Die Frage, die dir das Leben gerade stellt, ist die Frage, wie du mit dem Gefühl der Überforderung umgehst. Selbstständigkeit mit 60h/Woche plus Kinder sind anstrengend. Aber es wird auch zum Selbstbild, wenn man erlaubt, dass einen das einnimmt. Ich bin mir ziemlich sicher, dass alle Menschen in deinem Leben nicht nur Verständnis dafür haben, dass du hauptsächlich damit beschäftigt bist, klarzukommen. Sie fühlen auch mit dir und versuchen dir das Gefühl zu geben, dass das nicht nur verständlich, sondern auch in Ordnung ist.

Doch das ist nicht in Ordnung. Es ist nicht in Ordnung, dass du unter deinen Möglichkeiten bleibst. Diejenigen Menschen in deinem Leben, die dir indirekt ihren Segen dafür geben, dich überfordert zu fühlen, geben ihn dir, weil sie sich diesen Segen selbst geben wollen. Und so tätscheln wir moderne Menschen einander und wundern uns, dass wir mit unserem Leben nicht klarkommen.
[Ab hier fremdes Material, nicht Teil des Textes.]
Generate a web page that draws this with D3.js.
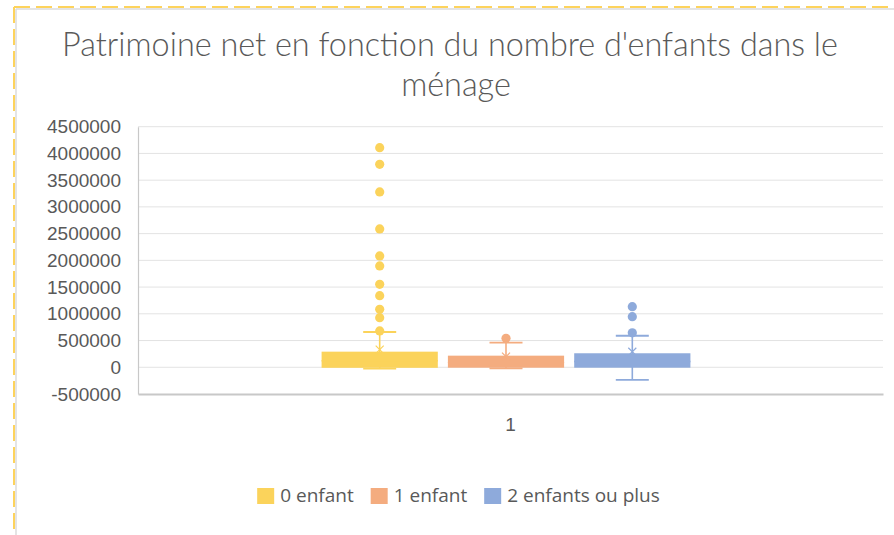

Ich sage dir bei vollem Verständnis deiner Situation, dass es nicht in Ordnung ist, nicht zu trainieren, weil man dafür keinen Kopf hat. Ich sage dir das, weil es das ist, was du brauchst. Verständnis hast du schon genug in deinem Leben. Aber keiner sagt dir die Wahrheit.

Einen Menschen, der gegen alle Widerstände sein Training absolviert, den bewundern wir. Wir nennen ihn diszipliniert und willensstark. Und doch will keiner ein solcher Mensch sein. Noch schlimmer: Wir nehmen es in Kauf, dass wir andere Menschen dazu ermutigen, die gleiche schlechte Entscheidung zu treffen.

Es geht nicht ums Training. Es interessiert nichts und niemanden, ob du mal den Handstand, einen einarmigen Klimmzug oder einen dreifachen Salto konntest. Mich im Grunde auch nicht.

Aber ich will nicht, dass du lediglich versuchst, im Leben klarzukommen, weil ich nicht denke, dass das deiner würdig ist. Das ist nicht gut für dich.